Given records:

══════════

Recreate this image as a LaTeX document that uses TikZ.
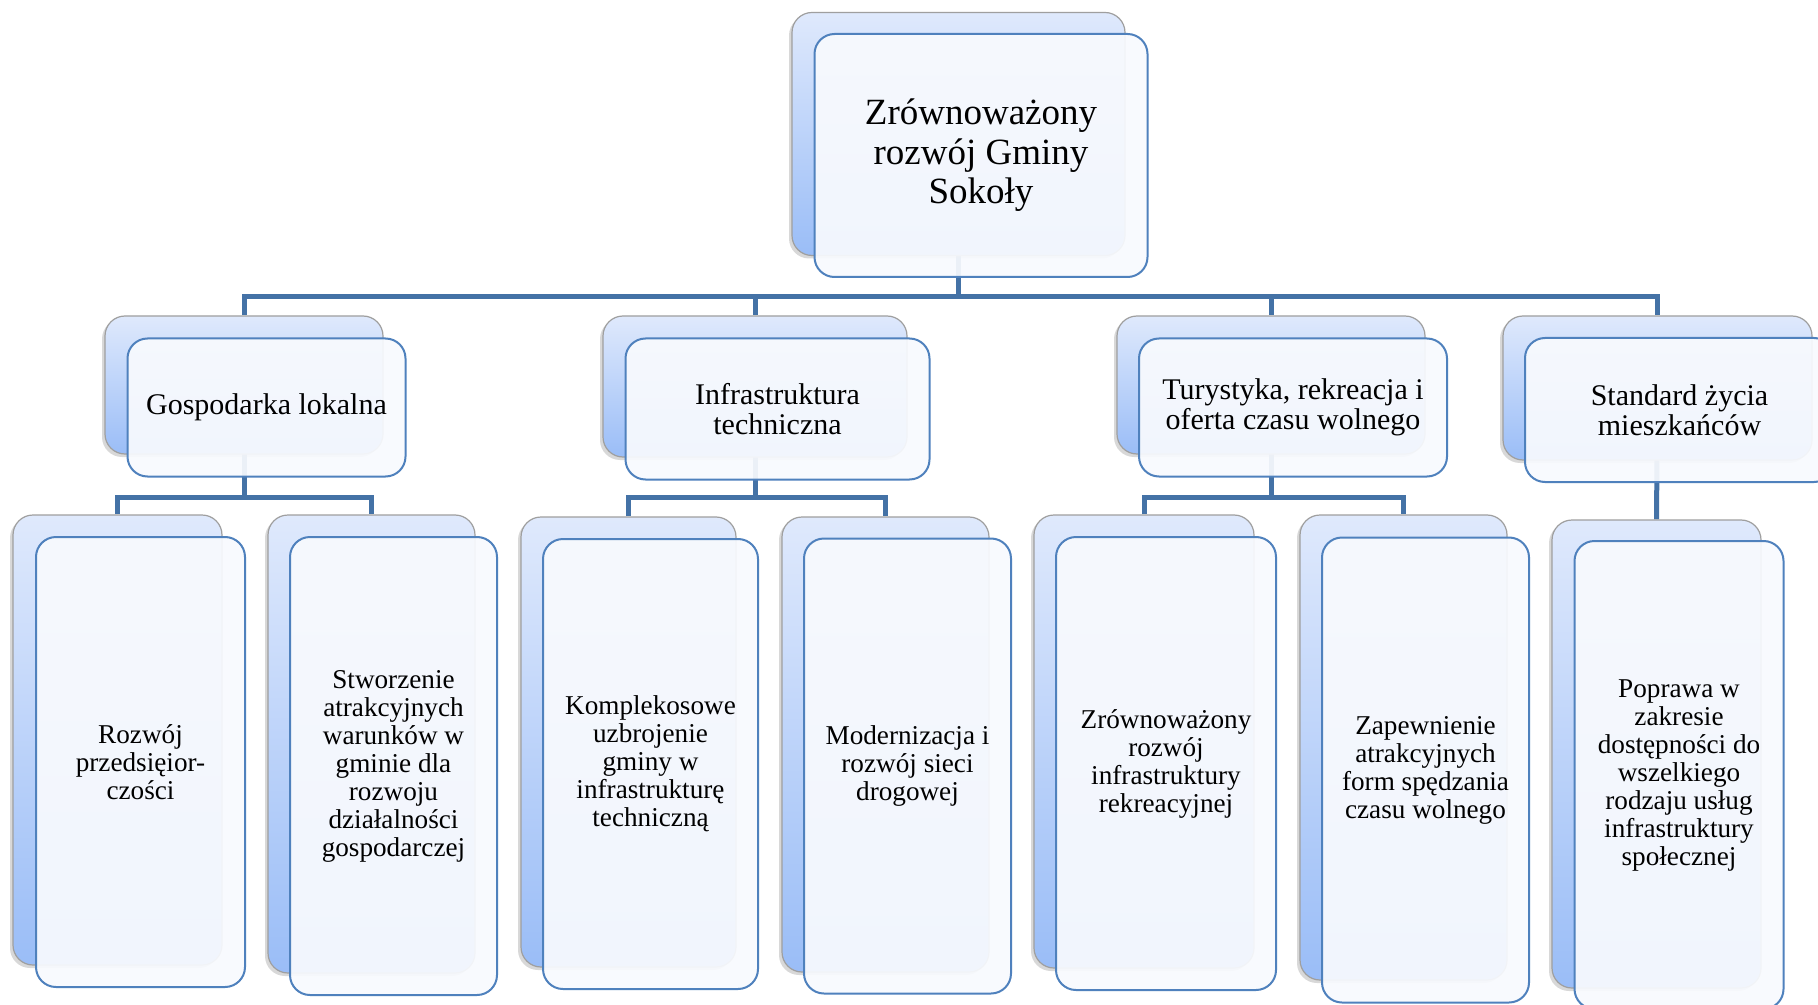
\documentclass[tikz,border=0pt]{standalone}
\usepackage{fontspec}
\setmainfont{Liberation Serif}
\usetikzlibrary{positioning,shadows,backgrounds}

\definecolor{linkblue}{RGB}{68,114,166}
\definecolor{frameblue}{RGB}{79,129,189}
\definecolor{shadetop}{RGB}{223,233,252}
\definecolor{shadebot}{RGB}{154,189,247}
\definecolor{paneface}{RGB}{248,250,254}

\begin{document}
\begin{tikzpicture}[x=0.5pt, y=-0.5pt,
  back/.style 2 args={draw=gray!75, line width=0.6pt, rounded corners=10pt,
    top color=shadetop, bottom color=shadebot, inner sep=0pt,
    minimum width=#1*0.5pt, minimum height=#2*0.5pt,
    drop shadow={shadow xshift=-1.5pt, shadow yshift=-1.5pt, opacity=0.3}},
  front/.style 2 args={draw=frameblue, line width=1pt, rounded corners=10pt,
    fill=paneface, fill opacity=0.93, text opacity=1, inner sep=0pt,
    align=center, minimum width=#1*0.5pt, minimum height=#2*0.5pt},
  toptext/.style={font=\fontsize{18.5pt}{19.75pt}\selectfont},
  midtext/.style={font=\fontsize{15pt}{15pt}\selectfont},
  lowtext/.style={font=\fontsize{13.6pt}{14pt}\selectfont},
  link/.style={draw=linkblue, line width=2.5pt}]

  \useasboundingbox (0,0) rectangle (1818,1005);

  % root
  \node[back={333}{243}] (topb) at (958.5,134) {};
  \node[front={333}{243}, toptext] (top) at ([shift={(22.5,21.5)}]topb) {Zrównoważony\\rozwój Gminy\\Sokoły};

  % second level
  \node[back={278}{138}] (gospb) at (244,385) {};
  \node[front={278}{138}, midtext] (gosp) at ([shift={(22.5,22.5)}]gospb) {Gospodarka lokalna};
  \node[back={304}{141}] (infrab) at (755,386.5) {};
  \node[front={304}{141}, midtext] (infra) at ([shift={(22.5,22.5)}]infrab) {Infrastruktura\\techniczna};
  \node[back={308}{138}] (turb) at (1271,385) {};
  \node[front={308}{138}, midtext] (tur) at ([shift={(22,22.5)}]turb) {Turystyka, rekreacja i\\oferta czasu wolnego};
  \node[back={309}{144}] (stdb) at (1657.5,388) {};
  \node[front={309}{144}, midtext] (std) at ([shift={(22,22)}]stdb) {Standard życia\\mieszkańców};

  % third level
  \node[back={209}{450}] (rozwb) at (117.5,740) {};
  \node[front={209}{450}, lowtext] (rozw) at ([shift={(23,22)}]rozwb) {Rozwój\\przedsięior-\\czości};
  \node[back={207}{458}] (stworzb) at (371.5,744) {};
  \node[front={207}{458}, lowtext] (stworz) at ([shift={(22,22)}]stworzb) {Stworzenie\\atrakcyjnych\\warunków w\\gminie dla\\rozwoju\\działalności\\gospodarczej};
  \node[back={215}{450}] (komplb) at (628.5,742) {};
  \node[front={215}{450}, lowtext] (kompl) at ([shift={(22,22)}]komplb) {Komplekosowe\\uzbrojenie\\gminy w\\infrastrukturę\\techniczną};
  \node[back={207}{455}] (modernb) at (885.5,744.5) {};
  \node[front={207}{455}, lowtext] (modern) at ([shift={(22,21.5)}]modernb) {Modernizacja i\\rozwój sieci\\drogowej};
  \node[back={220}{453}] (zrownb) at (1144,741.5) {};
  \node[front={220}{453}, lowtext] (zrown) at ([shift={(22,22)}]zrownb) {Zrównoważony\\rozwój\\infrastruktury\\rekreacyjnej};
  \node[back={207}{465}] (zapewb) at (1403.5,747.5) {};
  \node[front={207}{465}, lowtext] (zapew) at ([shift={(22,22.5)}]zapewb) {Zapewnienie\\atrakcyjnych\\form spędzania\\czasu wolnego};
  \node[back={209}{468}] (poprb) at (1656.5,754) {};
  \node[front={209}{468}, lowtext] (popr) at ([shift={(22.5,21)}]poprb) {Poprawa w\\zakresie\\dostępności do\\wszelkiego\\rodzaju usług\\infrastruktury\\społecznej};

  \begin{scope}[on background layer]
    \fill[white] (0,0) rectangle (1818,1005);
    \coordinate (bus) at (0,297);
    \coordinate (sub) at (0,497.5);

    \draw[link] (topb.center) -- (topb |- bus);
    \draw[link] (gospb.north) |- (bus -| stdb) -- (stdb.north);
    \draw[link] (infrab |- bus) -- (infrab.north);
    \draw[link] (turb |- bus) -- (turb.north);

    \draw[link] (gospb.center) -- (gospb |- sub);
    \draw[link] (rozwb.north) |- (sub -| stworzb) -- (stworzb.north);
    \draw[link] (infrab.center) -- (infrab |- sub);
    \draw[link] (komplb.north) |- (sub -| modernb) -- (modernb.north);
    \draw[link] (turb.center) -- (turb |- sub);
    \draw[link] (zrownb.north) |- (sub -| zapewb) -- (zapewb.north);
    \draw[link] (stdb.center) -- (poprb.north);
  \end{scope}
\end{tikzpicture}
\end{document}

══════════

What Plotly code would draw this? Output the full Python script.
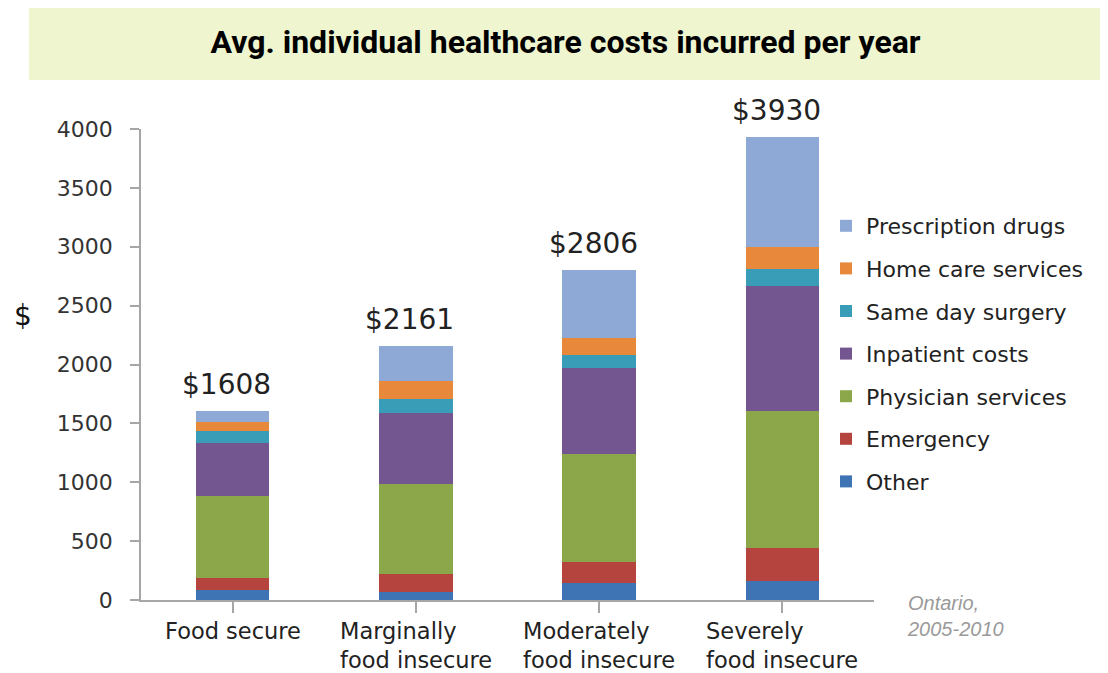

══════════

Exercise aim: Where a line above contains the word "this", copy that line.

Result:
Recreate this image as a LaTeX document that uses TikZ.
What Plotly code would draw this? Output the full Python script.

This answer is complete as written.